> [Direction] Omit every picture, and retype the lines that run from the beginning of the data below through the line containing "y_ticks = [0, 50, 100, 150, 200, 250, 300]", inclusive.

> [Source data]
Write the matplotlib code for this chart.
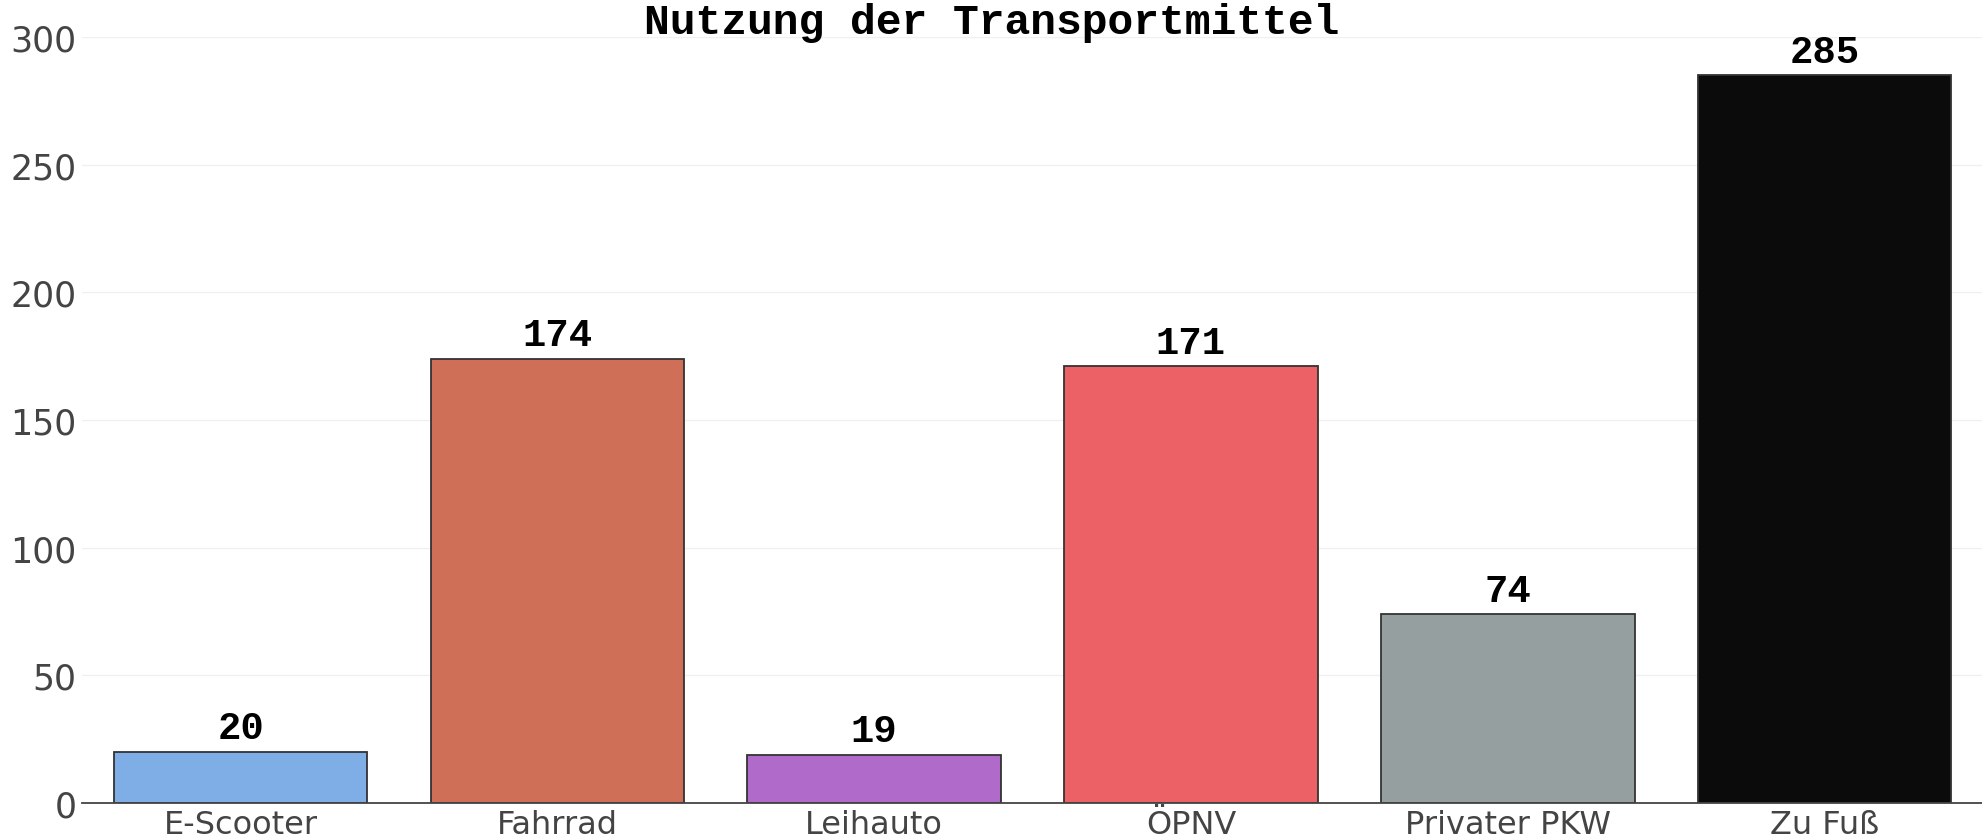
import matplotlib.pyplot as plt

categories = ['E-Scooter', 'Fahrrad', 'Leihauto', 'ÖPNV', 'Privater PKW', 'Zu Fuß']
counts = [20, 174, 19, 171, 74, 285]
bar_colors = ['#7FAEE6', '#D06F57', '#B06AC9', '#EC6166', '#969FA0', '#0B0B0B']
y_ticks = [0, 50, 100, 150, 200, 250, 300]

plt.rcParams['font.family'] = ['DejaVu Sans']

fig = plt.figure(figsize=(19.83, 8.37), dpi=100)
ax = fig.add_axes([0.0414, 0.0394, 0.9586, 0.9152])

x = range(len(categories))
ax.bar(x, counts, width=0.8, color=bar_colors, edgecolor='#333333', linewidth=1.3, zorder=3)

# Werte über den Balken
for i, v in enumerate(counts):
    ax.annotate(str(v), (i, v), xytext=(0, 4), textcoords='offset points',
                ha='center', va='bottom', fontsize=28, fontweight='bold',
                family='Liberation Mono', color='black')

ax.set_xlim(-0.5, len(categories) - 0.5)
ax.set_ylim(0, 300)
ax.set_yticks(y_ticks)
ax.set_xticks(list(x))
ax.set_xticklabels(categories)
ax.tick_params(axis='y', labelsize=25, colors='#444444', length=0, pad=4)
ax.tick_params(axis='x', labelsize=23, colors='#444444', length=0, pad=4)
ax.grid(axis='y', color='#F0F0F0', linewidth=1.0, zorder=0)

for s in ['top', 'right', 'left']:
    ax.spines[s].set_visible(False)
ax.spines['bottom'].set_color('#444444')
ax.spines['bottom'].set_linewidth(1.3)
ax.spines['bottom'].set_zorder(4)

fig.text(0.5, 0.972, 'Nutzung der Transportmittel', ha='center', va='center',
         fontsize=31, fontweight='bold', family='Liberation Mono', color='black')

fig.savefig('out.png', dpi=100)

> [Final answer]
Write the matplotlib code for this chart.
import matplotlib.pyplot as plt

categories = ['E-Scooter', 'Fahrrad', 'Leihauto', 'ÖPNV', 'Privater PKW', 'Zu Fuß']
counts = [20, 174, 19, 171, 74, 285]
bar_colors = ['#7FAEE6', '#D06F57', '#B06AC9', '#EC6166', '#969FA0', '#0B0B0B']
y_ticks = [0, 50, 100, 150, 200, 250, 300]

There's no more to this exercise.